12. Whilst all her findings may have been open to the FTTJ unfortunately, because the standard of proof has been wrongly applied when those findings were made, as distinct from the beginning of the determination where it is set out correctly, I cannot be certain that in making those findings the FTTJ has correctly applied the standard of proof and it therefore follows that the findings are flawed. For the sake of clarity, where a Judge rejects a particular claim that claim should be expressly rejected whereas if a Judge accepts a claim advanced then the claim need only be accepted to the lower standard of proof assuming this case falls under the pre July 2022 change in the law.

13. Mr Tan and Mr Jagedesham agreed that if there was an error the decision would have to be remade and that no findings could be preserved.

14. Paragraph 7.2 of the Practice Statements for the Immigration and Asylum Chambers of the First-tier Tribunal and the Upper Tribunal (the “Practice Statements”) recognises that it may not be possible for the Upper Tribunal to proceed to re-make the decision when it is satisfied that:
a. the effect of the error has been to deprive a party before the First-tier Tribunal of a fair hearing or other opportunity for that party’s case to be put to and considered by the First-tier Tribunal; or

b. the nature or extent of any judicial fact finding which is necessary in order for the decision in the appeal to be re-made is such that, having regard to the overriding objective in rule 2, it is appropriate to remit the case to the First-tier Tribunal.
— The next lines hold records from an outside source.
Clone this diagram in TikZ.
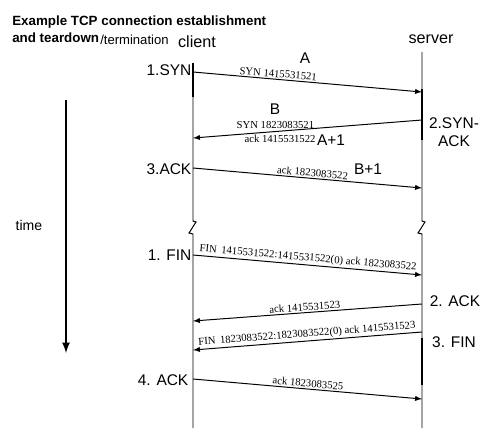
\documentclass[tikz,border=0pt]{standalone}
\usepackage{fontspec}
\setmainfont{Liberation Sans}
\newfontfamily\serifnum{Liberation Serif}
\usetikzlibrary{arrows,positioning}

\begin{document}
\begin{tikzpicture}[
    x=0.025cm, y=-0.025cm,
    font=\fontsize{10}{12}\selectfont,
    ttl/.style={anchor=base west, font=\bfseries\fontsize{9.5}{11}\selectfont, inner sep=0pt},
    host/.style={anchor=base, font=\fontsize{11.5}{13}\selectfont, inner sep=0pt},
    stage/.style={anchor=east, font=\fontsize{11}{13}\selectfont, inner sep=1pt},
    seqno/.style={font=\fontsize{11}{13}\selectfont, inner sep=1pt},
    hdr/.style={font=\serifnum\fontsize{7.6}{9}\selectfont, inner sep=1pt},
    life/.style={black, line width=0.7pt},
    busy/.style={black, line width=1.6pt},
    msg/.style={->, >=latex, black, line width=0.7pt},
]
\useasboundingbox (0,0) rectangle (488,442);
\def\cX{193}
\def\sX{422}

% ---------- title and hosts ----------
\node[ttl] (title1) at (12,25) {Example TCP connection establishment};
\node[ttl] (title2) at (12,42) {and teardown};
\node[anchor=base west, font=\fontsize{9.3}{11}\selectfont, inner sep=0pt] (title3) at (100,44) {/termination};
\node[host] (client) at (\cX+4,47) {client};
\node[host] (server) at (\sX+9,43) {server};

% ---------- lifelines with break ----------
\foreach \lx/\ly in {\cX/63, \sX/52} {
  \draw[life] (\lx,\ly) -- (\lx,221) -- ++(3,1) -- ++(-7,11) -- ++(4,1) -- (\lx,428);
}
\draw[busy] (\cX,63) -- (\cX,97);
\draw[busy] (\sX,89) -- (\sX,140);
\draw[busy] (\sX,338) -- (\sX,385);

% ---------- time ----------
\coordinate (tTop) at (66,100);
\coordinate (tBot) at (66,353);
\draw[->, >=latex, line width=1.5pt] (tTop) -- (tBot);
\node (time) at (29,225) {time};

% ---------- three-way handshake ----------
\coordinate (c1) at (\cX,72);  \coordinate (s1) at (\sX,92);
\coordinate (s2) at (\sX,120); \coordinate (c2) at (\cX,138);
\coordinate (c3) at (\cX,168); \coordinate (s3) at (\sX,188);

\node[stage] (syn) at (\cX,70) {1.SYN};
\draw[msg] (c1) -- node[hdr, above, sloped, pos=0.37] {SYN 1415531521} (s1);
\node[seqno] (numA) at (305,58) {A};

\node[seqno, align=center] (synack) at (454,132) {2.SYN-\\ACK};
\draw[msg] (s2) -- node[hdr, above=1pt, pos=0.64] {SYN 1823083521}
                   node[hdr, below=1.5pt, pos=0.62] {ack 1415531522} (c2);
\node[seqno] (numB) at (275,109) {B};
\node[seqno] (numA1) at (331,140) {A+1};

\node[stage] (ack) at (\cX,169) {3.ACK};
\draw[msg] (c3) -- node[hdr, above, sloped, pos=0.52] {ack 1823083522} (s3);
\node[seqno] (numB1) at (368,169) {B+1};

% ---------- teardown ----------
\coordinate (c4) at (\cX,255); \coordinate (s4) at (\sX,275);
\coordinate (s5) at (\sX,304); \coordinate (c5) at (\cX,321);
\coordinate (s6) at (\sX,332); \coordinate (c6) at (\cX,350);
\coordinate (c7) at (\cX,379); \coordinate (s7) at (\sX,399);

\node[stage] (fin1) at (\cX,255) {1. FIN};
\draw[msg] (c4) -- node[hdr, above, sloped, pos=0.5] {FIN\, 1415531522:1415531522(0) ack 1823083522} (s4);

\node[seqno] (ack2) at (455,301) {2. ACK};
\draw[msg] (s5) -- node[hdr, above, sloped, pos=0.51] {ack 1415531523} (c5);

\node[seqno] (fin3) at (454,342) {3. FIN};
\draw[msg] (s6) -- node[hdr, above, sloped, pos=0.5] {FIN\, 1823083522:1823083522(0) ack 1415531523} (c6);

\node[stage] (ack4) at (\cX-3,380) {4. ACK};
\draw[msg] (c7) -- node[hdr, above, sloped, pos=0.5] {ack 1823083525} (s7);

\end{tikzpicture}
\end{document}
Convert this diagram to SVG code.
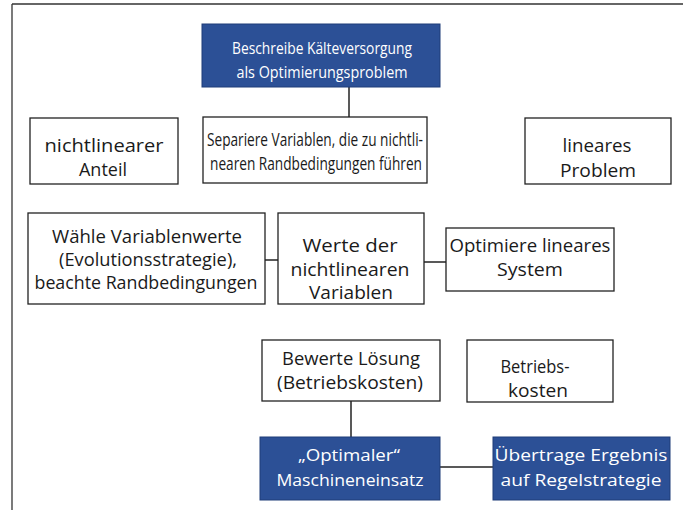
<svg xmlns="http://www.w3.org/2000/svg" width="687" height="513" viewBox="0 0 687 513">
<style>
.box{fill:#fff;stroke:#222;stroke-width:1.3}
.blue{fill:#2c5096;stroke:#1f3d78;stroke-width:1}
.t{font-family:"Open Sans",Lato,sans-serif;font-size:18.5px;fill:#1a1a1a;text-anchor:middle}
.w{font-family:"Open Sans",Lato,sans-serif;font-size:17px;fill:#fff;text-anchor:middle}
.c{stroke:#222;stroke-width:1.5;fill:none}
</style>
<rect width="687" height="513" fill="#fff"/>
<g id="frame">
<line x1="12" y1="4" x2="683" y2="4" stroke="#333" stroke-width="1.3"/>
<line x1="12" y1="4" x2="12" y2="510" stroke="#333" stroke-width="1.3"/>
</g>
<g id="connectors">
<line class="c" x1="349" y1="87" x2="349" y2="117"/>
<line class="c" x1="265" y1="260" x2="278" y2="260"/>
<line class="c" x1="424" y1="262" x2="446" y2="262"/>
<line class="c" x1="351" y1="401" x2="351" y2="437"/>
<line class="c" x1="440" y1="467" x2="493" y2="467"/>
</g>
<g id="n1"><rect class="blue" x="202" y="24" width="238" height="63"/>
<text class="w" x="322" y="54" textLength="180" lengthAdjust="spacingAndGlyphs">Beschreibe Kälteversorgung</text>
<text class="w" x="322" y="78" textLength="171" lengthAdjust="spacingAndGlyphs">als Optimierungsproblem</text></g>
<g id="n2"><rect class="box" x="30" y="118" width="148" height="66"/>
<text class="t" x="104" y="152" textLength="119" lengthAdjust="spacingAndGlyphs">nichtlinearer</text>
<text class="t" x="103" y="176" textLength="48" lengthAdjust="spacingAndGlyphs">Anteil</text></g>
<g id="n3"><rect class="box" x="203" y="117" width="224" height="66"/>
<text class="t" x="315" y="146" textLength="216" lengthAdjust="spacingAndGlyphs">Separiere Variablen, die zu nichtli-</text>
<text class="t" x="316" y="170" textLength="212" lengthAdjust="spacingAndGlyphs">nearen Randbedingungen führen</text></g>
<g id="n4"><rect class="box" x="525" y="118" width="146" height="66"/>
<text class="t" x="597" y="152" textLength="69" lengthAdjust="spacingAndGlyphs">lineares</text>
<text class="t" x="598" y="177" textLength="76" lengthAdjust="spacingAndGlyphs">Problem</text></g>
<g id="n5"><rect class="box" x="28" y="213" width="237" height="91"/>
<text class="t" x="147" y="243" textLength="190" lengthAdjust="spacingAndGlyphs">Wähle Variablenwerte</text>
<text class="t" x="148" y="266" textLength="178" lengthAdjust="spacingAndGlyphs">(Evolutionsstrategie),</text>
<text class="t" x="146" y="289" textLength="223" lengthAdjust="spacingAndGlyphs">beachte Randbedingungen</text></g>
<g id="n6"><rect class="box" x="278" y="213" width="146" height="91"/>
<text class="t" x="350" y="252" textLength="95" lengthAdjust="spacingAndGlyphs">Werte der</text>
<text class="t" x="350" y="276" textLength="119" lengthAdjust="spacingAndGlyphs">nichtlinearen</text>
<text class="t" x="351" y="299" textLength="84" lengthAdjust="spacingAndGlyphs">Variablen</text></g>
<g id="n7"><rect class="box" x="446" y="228" width="168" height="63"/>
<text class="t" x="530" y="252" textLength="161" lengthAdjust="spacingAndGlyphs">Optimiere lineares</text>
<text class="t" x="530" y="276" textLength="66" lengthAdjust="spacingAndGlyphs">System</text></g>
<g id="n8"><rect class="box" x="262" y="340" width="178" height="61"/>
<text class="t" x="351" y="365" textLength="138" lengthAdjust="spacingAndGlyphs">Bewerte Lösung</text>
<text class="t" x="350" y="389" textLength="146" lengthAdjust="spacingAndGlyphs">(Betriebskosten)</text></g>
<g id="n9"><rect class="box" x="467" y="340" width="146" height="62"/>
<text class="t" x="535" y="373" textLength="69" lengthAdjust="spacingAndGlyphs">Betriebs-</text>
<text class="t" x="538" y="397" textLength="60" lengthAdjust="spacingAndGlyphs">kosten</text></g>
<g id="n10"><rect class="blue" x="260" y="437" width="180" height="63"/>
<text class="w" x="349" y="461" textLength="102" lengthAdjust="spacingAndGlyphs">„Optimaler“</text>
<text class="w" x="350" y="486" textLength="147" lengthAdjust="spacingAndGlyphs">Maschineneinsatz</text></g>
<g id="n11"><rect class="blue" x="493" y="437" width="177" height="63"/>
<text class="w" x="581" y="461" textLength="173" lengthAdjust="spacingAndGlyphs">Übertrage Ergebnis</text>
<text class="w" x="581" y="486" textLength="161" lengthAdjust="spacingAndGlyphs">auf Regelstrategie</text></g>
</svg>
15. In my judgment, given that it is necessary for all the issues in this case to be considered afresh on the merits, this case falls within para 7.2 (a) and (b) because further evidence, including oral evidence is likely, and findings of fact on the issues will need to be made.

Notice of Decision

The decision of the First-tier Tribunal involved the making of errors on points of law such that the decision is set aside in its entirety.

This case is remitted to the First-tier Tribunal for a fresh hearing on all issues on the merits by a Judge other than Judge of the First-tier Tribunal Dilkes.